Monday, November 16, 2009

Becoming Mythili

it's really truly annoying when you're trying to make an effort and people don't appreciate it. i haven't had anyone close to me die ok? it's not like i can relate on a personal basis to that. i mean,seriously,it's not like i'm some kind of a teenage oprah who can magically think of the right words to say at the right point of time. it's not funny.
and when i confide to people that i'm realll averse to all things medical,i fucking mean it. i don't like it when people make fun of it to such an extent. and to actually support something like this? it could be funny,it really could be.. except that it's not!

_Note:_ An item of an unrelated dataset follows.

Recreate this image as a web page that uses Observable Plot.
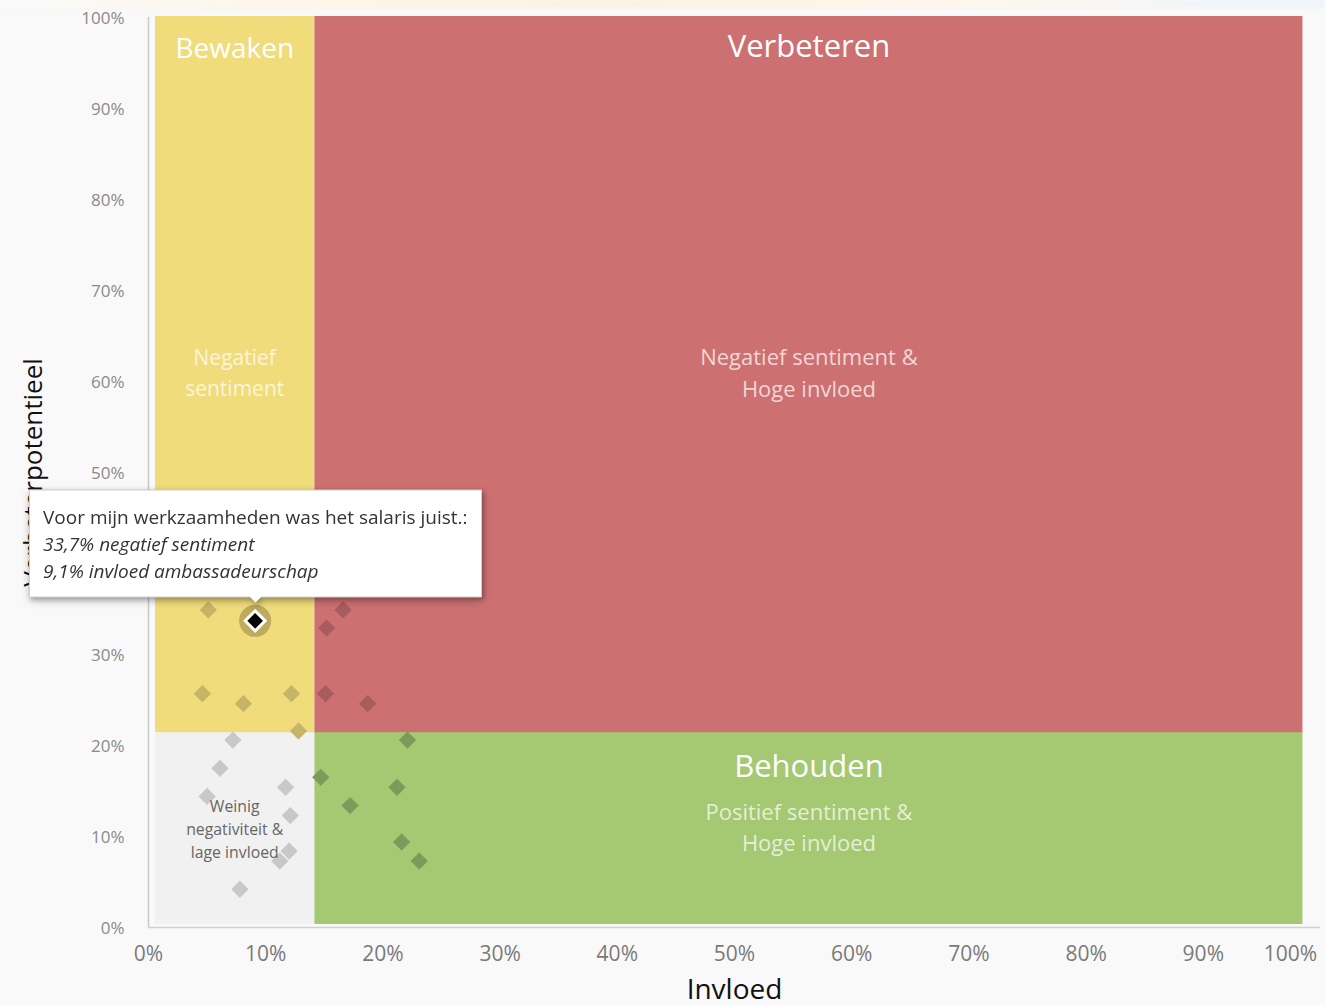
<!DOCTYPE html>
<html><head><meta charset="utf-8">
<script src="https://cdn.jsdelivr.net/npm/d3@7"></script>
<script src="https://cdn.jsdelivr.net/npm/@observablehq/plot@0.6"></script>
<style>
body{margin:0;background:#f9f9f9;font-family:"Open Sans",sans-serif;position:relative;}
#chart svg{display:block;}
#band{position:absolute;left:0;top:0;width:1325px;height:7px;background:linear-gradient(90deg,#f9f9f9 0%,#fdf6e6 18%,#fcf0d8 45%,#fdf6e8 75%,#eef3f9 92%,#eef3f9 100%);filter:blur(2px);}
</style>
</head><body><div id="chart"></div><div id="band"></div>
<script>
// Data: influence (x, %) and negative sentiment (y, %) per statement
const invloed   = [5.1, 9.1, 4.6, 8.1, 12.2, 12.8, 16.6, 15.2, 15.1, 18.7, 7.2, 6.1, 5.0, 11.7, 12.1, 12.0, 11.2, 7.8, 14.7, 17.2, 22.1, 21.2, 21.6, 23.1];
const sentiment = [34.9, 33.7, 25.7, 24.6, 25.7, 21.6, 34.9, 32.9, 25.7, 24.6, 20.6, 17.5, 14.4, 15.4, 12.3, 8.4, 7.3, 4.2, 16.5, 13.4, 20.6, 15.4, 9.4, 7.3];
const highlightIndex = 1;
const tooltipTitle = "Voor mijn werkzaamheden was het salaris juist.:";
const tooltipLines = ["33,7% negatief sentiment", "9,1% invloed ambassadeurschap"];

// Quadrant bounds
const xSplit = 14.2, ySplit = 21.3, xEnd = 98.5, yEnd = 100;
const quadrantTitles = ["Bewaken", "Verbeteren", "", "Behouden"];
const quadrantSubs = ["Negatief\nsentiment", "Negatief sentiment &\nHoge invloed", "Weinig\nnegativiteit &\nlage invloed", "Positief sentiment &\nHoge invloed"];
const quadrantFills = ["#f1dc7c", "#cd7071", "#f1f1f1", "#a5c872"];
const pointFills = ["#c6b467", "#a85c5f", "#c8c8c8", "#7c9b5a"];

const xTicks = [0, 10, 20, 30, 40, 50, 60, 70, 80, 90, 100];
const yTicks = [0, 10, 20, 30, 40, 50, 60, 70, 80, 90, 100];
const xTitle = "Invloed";
const yTitle = "Verbeterpotentieel";

// Build tables
const quads = [
  {x1: 0, x2: xSplit, y1: ySplit, y2: yEnd},
  {x1: xSplit, x2: xEnd, y1: ySplit, y2: yEnd},
  {x1: 0, x2: xSplit, y1: 0, y2: ySplit},
  {x1: xSplit, x2: xEnd, y1: 0, y2: ySplit}
].map((q, i) => ({...q, title: quadrantTitles[i], sub: quadrantSubs[i], fill: quadrantFills[i], i}));

const points = invloed.map((x, i) => {
  const y = sentiment[i];
  const qi = (x < xSplit ? 0 : 1) + (y < ySplit ? 2 : 0);
  return {x, y, fill: pointFills[qi], i};
});
const hl = points[highlightIndex];
const others = points.filter(p => p.i !== highlightIndex);

const pct = d => d + "%";
const font = "Open Sans";
const cx = q => (q.x1 + q.x2) / 2;
const cy = q => (q.y1 + q.y2) / 2;
const subFill = "rgba(255,255,255,0.72)";

const marks = [];
quads.forEach(q => {
  marks.push(Plot.rect([q], {x1: "x1", x2: "x2", y1: "y1", y2: "y2", fill: q.fill,
    insetLeft: q.x1 === 0 ? 7 : 0, insetBottom: q.y1 === 0 ? 3 : 0, insetTop: -1}));
});
marks.push(
  Plot.ruleX([0], {stroke: "#c9c9c9", strokeWidth: 1.5}),
  Plot.ruleY([0], {stroke: "#d0d0d0", strokeWidth: 1.5}),
  Plot.axisY({ticks: yTicks, tickFormat: pct, tickSize: 0, tickPadding: 24, fontSize: 17, fill: "#8a8a8a", label: null, fontFamily: font, dy: 1.5}),
  Plot.axisX({ticks: xTicks.slice(0, -1), tickFormat: pct, tickSize: 0, tickPadding: 19, fontSize: 21, fill: "#7a7a7a", label: null, fontFamily: font}),
  Plot.axisX({ticks: xTicks.slice(-1), tickFormat: pct, tickSize: 0, tickPadding: 19, fontSize: 21, fill: "#7a7a7a", label: null, dx: -30, fontFamily: font}),
  Plot.dot(others, {x: "x", y: "y", symbol: "diamond2", r: 7.8, fill: "fill"}),
  Plot.dot([hl], {x: "x", y: "y", r: 16, fill: "#bba85b", fillOpacity: 0.95}),
  Plot.dot([hl], {x: "x", y: "y", symbol: "diamond2", r: 9, fill: "black", stroke: "white", strokeWidth: 3}),
  // quadrant titles
  Plot.text(quads.filter(q => q.i === 0), {x: cx, y: "y2", text: "title", dx: 3, dy: 32, fill: "white", fontSize: 28, fontFamily: font}),
  Plot.text(quads.filter(q => q.i === 1), {x: cx, y: "y2", text: "title", dy: 30, fill: "white", fontSize: 31, fontFamily: font}),
  Plot.text(quads.filter(q => q.i === 3), {x: cx, y: "y2", text: "title", dy: 33, fill: "white", fontSize: 31, fontFamily: font}),
  // sub labels
  Plot.text(quads.filter(q => q.i === 0), {x: cx, y: cy, text: "sub", dx: 3, dy: -5, fill: subFill, fontSize: 21, lineHeight: 1.5, fontFamily: font}),
  Plot.text(quads.filter(q => q.i === 1), {x: cx, y: cy, text: "sub", dy: -5, fill: subFill, fontSize: 22, lineHeight: 1.45, fontFamily: font}),
  Plot.text(quads.filter(q => q.i === 3), {x: cx, y: cy, text: "sub", dy: -5, fill: subFill, fontSize: 22, lineHeight: 1.42, fontFamily: font}),
  Plot.text(quads.filter(q => q.i === 2), {x: cx, y: cy, text: "sub", dx: 3, dy: -3, fill: "#666", fontSize: 15.8, lineHeight: 1.45, fontFamily: font}),
  // axis titles
  Plot.text([yTitle], {text: d => d, frameAnchor: "left", textAnchor: "middle", rotate: -90, dx: -115, fontSize: 26, fill: "#111", fontFamily: font}),
  Plot.text([xTitle], {text: d => d, frameAnchor: "bottom", dy: 71, fontSize: 28, fill: "#111", fontFamily: font}),
  // tooltip
  Plot.tip([hl], {x: "x", y: "y", title: () => [tooltipTitle, ...tooltipLines].join("\n"), anchor: "bottom", dy: -18,
    fontSize: 19, fontFamily: font, lineHeight: 1.42, lineWidth: 60, textPadding: 13.5, pointerSize: 11,
    fill: "white", stroke: "#cfcfcf"})
);

const chart = Plot.plot({
  width: 1325,
  height: 1005,
  marginLeft: 148,
  marginRight: 5,
  marginTop: 17,
  marginBottom: 78,
  style: {background: "#f9f9f9", color: "#333", fontFamily: font},
  x: {domain: [0, 100]},
  y: {domain: [0, 100]},
  marks
});
document.getElementById("chart").appendChild(chart);

// italicize tooltip lines 2 and 3, add shadow
const tipG = chart.querySelector('g[aria-label="tip"]');
if (tipG) {
  tipG.style.filter = "drop-shadow(2px 2px 2px rgba(0,0,0,0.25))";
  tipG.querySelectorAll("tspan").forEach((t, i) => { if (i >= 1) t.setAttribute("font-style", "italic"); });
}
</script>
</body></html>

Maybe this whole PMS thing was invented so that women could have a legitimate reason as to why they were suddenly getting brainwaves of a different frequency. It was probably created by some male chauvinist who couldn't think of an appropriate reason as to why his wife was suddenly more outspoken than him and Bang! The Big Red Theory was born! tsk! why are men such pigs anyway? most men,to say the least. i mean,just because some things don't the way you planned it,what,women are stupid,shallow and idiotic? and don't even get me started on the whole illogical thing. at least when a woman gets pissed off,she gossips. get a man pissed off and you have afghanistan on a whole new level. Right.
Anyway,about this whole class gathering thing: people reply! does it take much for you to say if you're coming,not coming or maybe coming?? it could really help! And why the fuck do i have to be in charge of this whole thing? i could be not caring the whole time and things would stay just as sucky as if i had been totally involved. it really does take two fucking hands to clap.
and just so you know,she's so NOT pretty! i could be blind with a penis and i still wouldn't ask that whiny,idiotic thing out. not to be subjective,of course!